In the Bible, shekel is related to weight (mishkal) since the value was in the weight of the metal. An interesting aside, Ashkelon wasa place where there was a lot of weighing of metal (look for the root sh.k.l in both). Biblical references to shekel are talking about a certain weight of metals. These very materials will be used for construction ofthey will not be used to buy them but to actually create them.
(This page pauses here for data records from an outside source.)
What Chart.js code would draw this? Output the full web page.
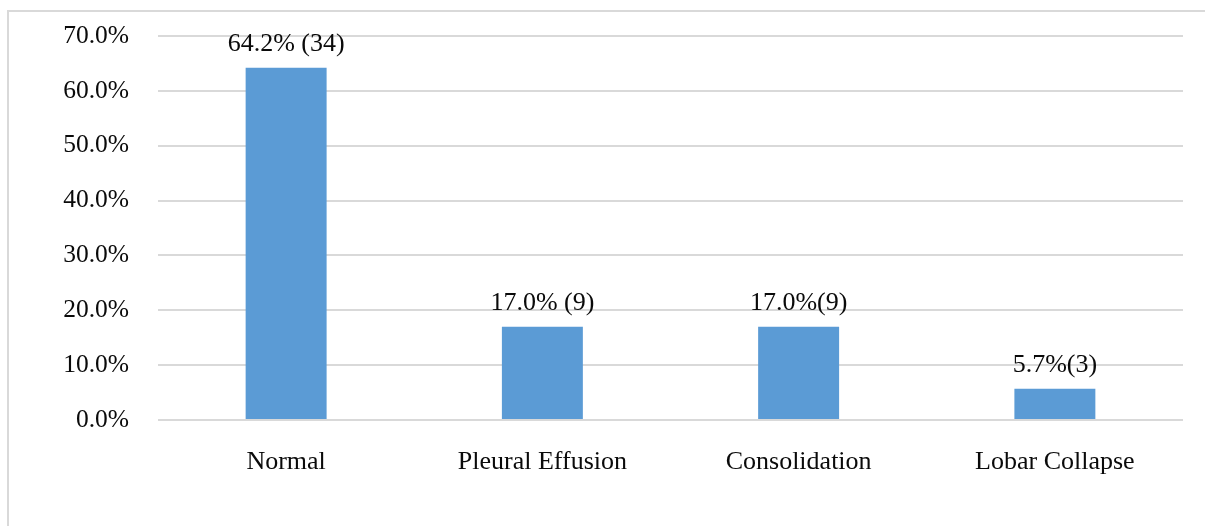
<!DOCTYPE html>
<html>
<head>
<meta charset="utf-8">
<script src="https://cdn.jsdelivr.net/npm/chart.js@4.4.1/dist/chart.umd.min.js"></script>
<style>
  html, body { margin: 0; padding: 0; background: #fff; overflow: hidden; }
  #wrap { position: relative; width: 1205px; height: 526px; }
  #frame { position: absolute; left: 7px; top: 10px; width: 1300px; height: 600px;
           border-left: 2px solid #d9d9d9; border-top: 2px solid #d9d9d9; pointer-events: none; }
</style>
</head>
<body>
<div id="wrap">
  <canvas id="c" width="1205" height="526"></canvas>
  <div id="frame"></div>
</div>
<script>
const categories = ["Normal", "Pleural Effusion", "Consolidation", "Lobar Collapse"];
const percentages = [64.2, 17.0, 17.0, 5.7];
const valueLabels = ["64.2% (34)", "17.0% (9)", "17.0%(9)", "5.7%(3)"];
const yTicks = [0, 10, 20, 30, 40, 50, 60, 70];

const FONT = "'Liberation Serif', 'Times New Roman', serif";
const TEXT = "#0a0a0a";

const labelPlugin = {
  id: 'valueLabels',
  afterDatasetsDraw(chart) {
    const ctx = chart.ctx;
    const meta = chart.getDatasetMeta(0);
    ctx.save();
    ctx.font = "26px " + FONT;
    ctx.fillStyle = TEXT;
    ctx.textAlign = 'center';
    ctx.textBaseline = 'alphabetic';
    meta.data.forEach((bar, i) => {
      ctx.fillText(valueLabels[i], bar.x, bar.y - 16.5);
    });
    ctx.restore();
  }
};

new Chart(document.getElementById('c'), {
  type: 'bar',
  data: {
    labels: categories,
    datasets: [{
      data: percentages,
      backgroundColor: '#5b9bd5',
      borderWidth: 0,
      categoryPercentage: 1.0,
      barPercentage: 0.316
    }]
  },
  options: {
    responsive: false,
    animation: false,
    devicePixelRatio: 1,
    layout: { padding: { top: 36, right: 22, left: 0, bottom: 0 } },
    plugins: { legend: { display: false }, tooltip: { enabled: false } },
    scales: {
      y: {
        min: 0, max: 70,
        afterFit(scale) { scale.width = 158; scale.paddingTop = 0; scale.paddingBottom = 0; },
        afterBuildTicks(scale) { scale.ticks = yTicks.map(v => ({ value: v })); },
        border: { display: false },
        grid: { color: '#d9d9d9', lineWidth: 2, drawTicks: false },
        ticks: {
          padding: 29,
          color: TEXT,
          font: { family: FONT, size: 25.5 },
          callback: v => v.toFixed(1) + '%'
        }
      },
      x: {
        afterFit(scale) { scale.height = 106; scale.paddingLeft = 0; scale.paddingRight = 0; },
        border: { display: false },
        grid: { display: false, drawTicks: false },
        ticks: {
          padding: 27,
          color: TEXT,
          font: { family: FONT, size: 26 },
          maxRotation: 0
        }
      }
    }
  },
  plugins: [labelPlugin]
});
</script>
</body>
</html>
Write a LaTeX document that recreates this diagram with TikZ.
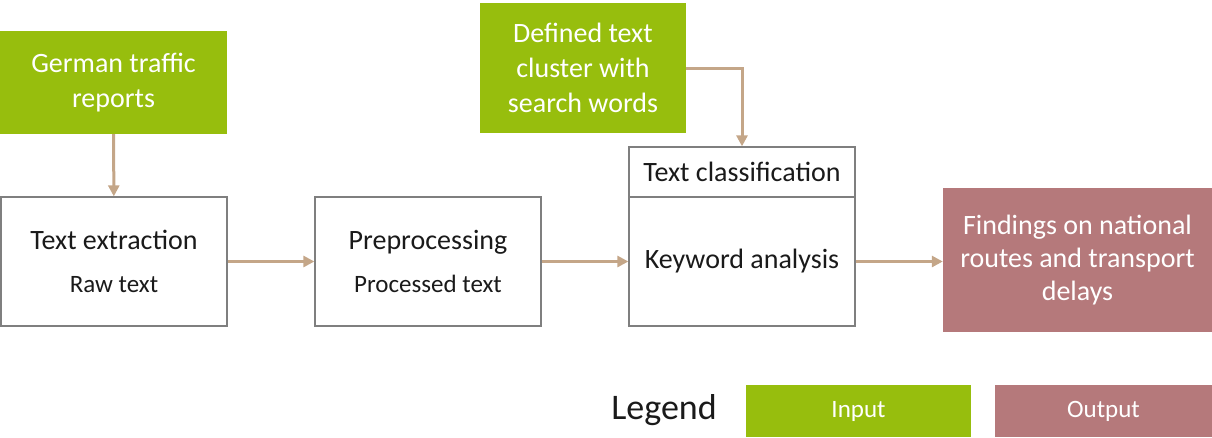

So, if shekel in the Bible is not talking about coins, and there were no coins in biblical times, when did coins come into use? The basic philosophy of coinage is that you take something and ascribe to it more value than it intrinsically has. A $100 bill is not, in and of itself, worth $100. The paper, the ink, and even taking into account the design, layout and construction, do not lend a value of $100 to the bill. In fact, $1, $5, $10, $20, $50 and $100 bills are all intrinsically worth the same amount – 12.5 cents. Our society, however, has agreed that the $100 bill is worth $100.
In antiquity, coinage started local. A local community, for reasons of convenience, agreed to ascribe value to hunks of metal (again because they are very portable). If someone came in from out of town, he may or may not agree to accept local currency in his trades. Only with large empires, did coinage become universally accepted. Across large distances, coins were a way to provide a common thread between diverse peoples. And coins were ads, reminding the populace who was in charge as the ruler’s symbol or face was often depicted on the coin.
The first coins which were used across distances were during the time of the Persian empire and some of the first coins which were more than local were manufactured here in Israel. Cyrus, who allowed the Jewish people to return from exile and rebuild Jerusalem, also gave them the freedom to mint their own coins.
In order to raise money for the renovation and maintenance of the Temple, Ezra levied the third shekel tax (around 450 B.C.E.). This tax eventually, over the next few hundred years morphed into the half shekel tax (inflation?). These coins from the Second Temple period have been found and provide a fabulous way to date sites. Before this time, however, coins were an anachronism.
Moses never saw a coin. Neither did King David. So the Spring House and the Rock Hewn pool could not have been dated by coins. We can’t take today’s realities to be mirrored throughout history. Even the graphite pencil I write with and the bottled beer I drink are recent inventions from 600 years ago. Weird. But,maybe some things are new under the sun.
Fascinating! Now I am wondering: what are the oldest coins that have been found outside the land of Israel?